To encourage support for Pence's bill, televangelist Rod Parsley tried to motivate his followers with this scary scenario: "It would shock you to tune in to our TV broadcast and instead find Senator Ted Kennedy promoting abortion rights. Yet this sort of programming could be required by law if the Federal Communications Commission should reinstate the so-called 'Fairness Doctrine.'"
4. Coalition of Conservative Groups Engage in Gender-Bender Scare Tactics
In California, a new law aimed at harmonizing the state's hodge-podge of laws outlawing discrimination in public schools has come under attack by a number of conservative groups. The legislation, SB 777, is designed to prevent discrimination, harassment and bullying of LGBT students in public schools, and to protect kids on the basis gender identity as well as perceived gender identity and orientation.
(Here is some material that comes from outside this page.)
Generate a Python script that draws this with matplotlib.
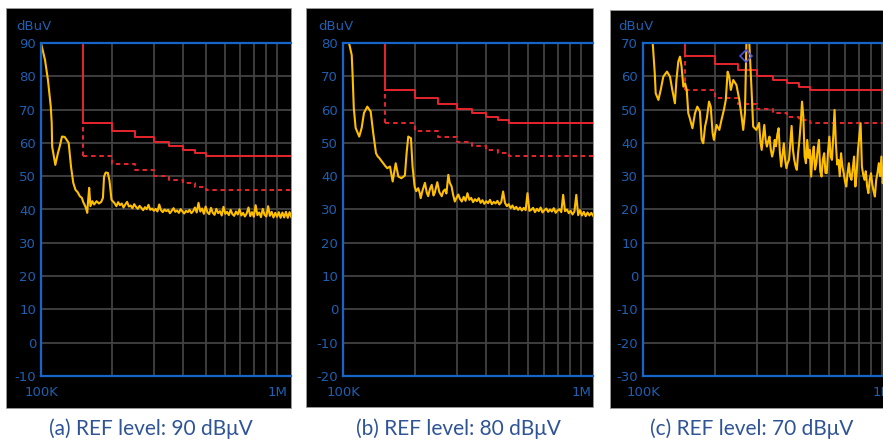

But conservatives have pulled out the old scare tactics, asking whether unsuspecting kids will have to endure gender-bending bathrooms with transgendered kids. Capitol Resource Institute, a conservative lobbying group, has launched "Save Our Kids," a referendum drive to stop the implementation of SB 777, and the Alliance Defense Fund and Advocates for Faith and Freedom have filed a lawsuit challenging the law's constitutionality on the grounds that the terms "gender" and "discriminatory bias" are vague. According to the ADF's press release, "State officials are jeopardizing women's privacy and the safety of women and children. Without any standards for determining someone's 'gender,' school officials have no way to prevent a man from using the girl's restroom or locker room, for example, and this should alarm students and parents." Equality California, a gay rights group that lobbied for the bill, said in response to the lawsuit: “It is ironic that organizations that claim to support families are working to overturn a law that will protect students and help keep them in school. Equality California will work to preserve this law and ensure that all California students are safe in school.”
5. Scandal Update
Recently resigned Oral Roberts University president Richard Roberts told students that he didn't want to step down amid charges he misused university resources for his family's lavish lifestyle, but God insisted he do so.
Joyce Meyer, one of the televangelists targeted in Sen. Charles Grassley's probe into use of tax-exempt resources to underwrite personal luxuries, has responded publicly in advance of the Dec. 6 deadline set by the Republican's investigation. But did she answer Grassley's questions? Meyer maintains that her ministry is in compliance with its tax-exempt status under the Internal Revenue Code and that all its financial undertakings are transparent to donors and the public. And about the hottest item Grassley was looking into, a $23,000 commode? Meyer insists that it was not a toilet but a "tall, elegant chest of drawers," and that she didn't actually spend that much on it. How much she did spend, however, she would not say; only that she spent over $260,000 on 68 pieces of furniture when she renovated her 150,000 square foot ministry headquarters. So that averages out to about $4,000 per piece of furniture – it isn’t any $23,000 toilet, but it’s hardly thrifty, either.